Section 80 enumerates the powers of the city council, who are chosen at the general city election, and included among such powers are the following: "to regulate the erection and maintenance of lamp posts, telegraph, telephone, and electric light poles and conduits, wires, and fixtures; to provide for public lighting of streets and to protect the same from injury; ... to make, repair, clean, light, and keep open and safe for public use and travel, and free from encroachment and obstruction, the streets, highways, sidewalks, gutters, and public grounds.”

These are the provisions of the Act which bear most directly on the question at issue, and they make it clear that street lighting is one of the "burdens, expenses, and liabilities,” existing at the passage of the Act, which were intended by the Act to be imposed upon the first, second, and third districts, separately, as the successors in right and obligation to their respective municipal predecessors. The Act constitutes the first, second, and third districts separate municipal corporations for certain limited purposes, subject, in these respects, to the general supervisory control of the consolidated city. It specifically confers on the second and third districts, respectively, the ownership, management, and control of the municipal electric lighting plants in each district; conferring on these districts in the Act itself, and by reference to the General Statutes, the powers usually possessed by municipalities operating such plants. To this extent the Act is substantially a charter creating these municipalities and defining their powers; and it is well settled that in such charters the grant of a power to exercise a necessary governmental duty, accompanied by the'grant of means fully adequate to carry it into effect, when followed by the acceptance of the franchise, is equivalent to an express imposition of an obligation to exercise the power. Gates v. Boston & New York Air Line R. Co., 53 Conn. 333, 342, 5 Atl. 695; New York, N. H. & H. R. Co. v. Bridgeport Traction Co., 65 Conn. 410, 423, 32 Atl. 953; Water Commissioners v. Manchester, 87 Conn. 193, 201, 87 Atl. 870; 1 Dillon on Municipal Corporations (5th Ed.) § 246 and note.

The second and third districts are therefore obligated to light their own streets, and, by the express language of the Act, to light them at their own expense. For like reasons the first and second districts are obliged, by the grant of municipal water, water-works, and the express language of the Act, to sprinkle their own streets at their own expense.

So, also, the former city of Norwalk was, at the passage of this Act, bound to light its own streets, and we think that obligation, among others, was intended to be imposed upon its successor, the first district of the consolidated city, by the words already quoted: “All the inhabitants and property within the limits of said first taxing district shall be liable to taxation to defray any burdens, expenses, and liabilities of the former city of Norwalk at the passage of this Act,” etc.

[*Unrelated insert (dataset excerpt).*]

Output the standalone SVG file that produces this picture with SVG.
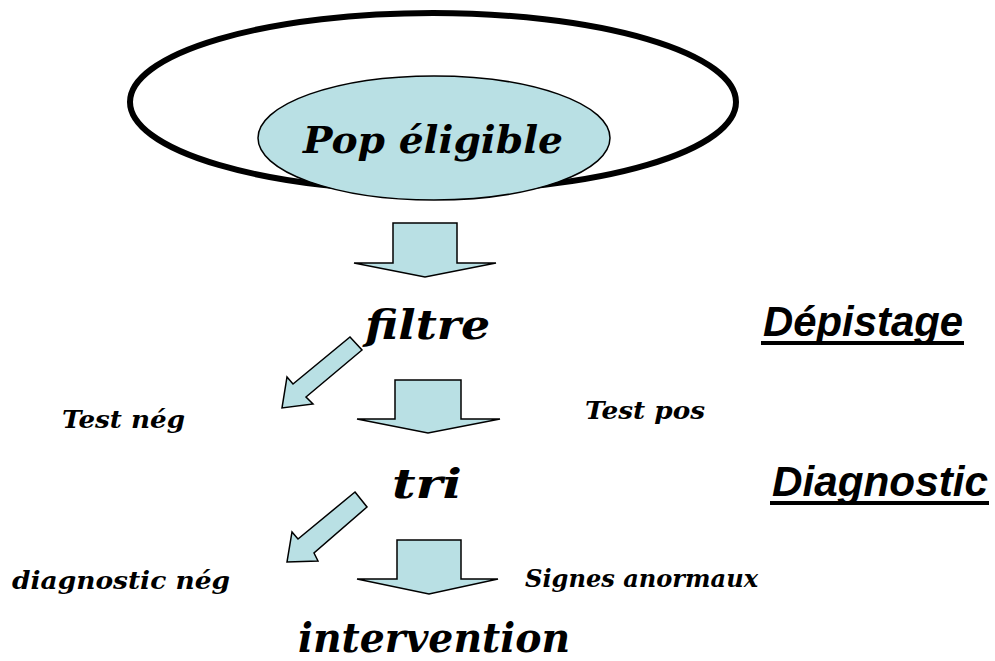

The relator reads these words as referring only to unsatisfied obligations due or performable at the passage of the Act, and not as relating to any continuing municipal burdens and expenses, except such as are elsewhere specially mentioned, to wit: in the case of the first district, the care and maintenance of the real estate, public library, and water-works formerly belonging to the city of Norwalk.

We think, however, that the language above quoted expresses a part of the general scheme for the distribution of taxation for municipal expense among the several taxing districts of the new city.

The relator’s theory of the distribution of taxation would make the fourth district, as such, liable to be taxed for all non-enumerated burdens and expenses of carrying on the municipal government, except those burdens and expenses formerly imposed by law upon the town of Norwalk. If that theory were correct, we should expect to find in the Act some comprehensive language expressly imposing such burdens and expenses on the fourth district. But there is no such language, and we find, instead, that sewers, fire and police departments, and garbage-disposal plant are specifically mentioned as the only municipal agencies expressly required to be maintained by the city “at the expense of the fourth taxing district.”

The only general language expressly imposing liability for taxation for burdens and expenses not enumerated, is in connection with the city at large, which is made to assume the “burdens and expenses” of the former town, and in. connection with the first, second, and third taxing districts, each of which is expressly made liable to taxation to defray the “burdens and expenses” of its own municipal predecessor. It is quite consistent with this general scheme for the distribution of taxation, that each of these districts should be expressly vested with the ownership of, and the exclusive management, control, and financial responsibility for, the real estate and public utilities formerly owned by their respective predecessors. The main purpose of the scheme of taxation is to leave the incidence of local taxation just where it was before the passage of the Act of consolidation, so far as is reasonably consistent with the new form of municipal government; so that none of the four districts representing separate municipalities should be subjected to additional taxation for the then existing local burdens and expenses of another district, except to the extent expressly provided for in the Act. Neither is it inconsistent therewith that the general administrative control over all the affairs and activities of the new city should be vested ..in a central council.

The relator’s theory as to the incidence of taxation would put upon the second and third districts the burden of lighting their own streets, and also of paying more than half the expense of lighting the streets of the first district. It would also require the first and second districts to bear separately the entire expense of sprinkling their own streets and, in addition, to pay nearly seven eighths of the cost of sprinkling the streets of the third district; and it would compel the second district, which owns both water-works and electric plant, to sprinkle and light its own streets and to pay, in proportion to their respective grand lists, toward the cost of lighting the streets of the first district, and of sprinkling the streets of the third district. It is inherently improbable that the legislature intended to state so unequal a rule of local taxation, and still more improbable that these municipalities would have accepted this charter, knowing that it stated such a rule.

For the reasons above stated, the Superior Court is advised to grant the respondent’s motion to quash the alternative writ, and to dismiss the complaint.

Costs in this court will be taxed in favor of the respondents.

In this opinion the other judges concurred.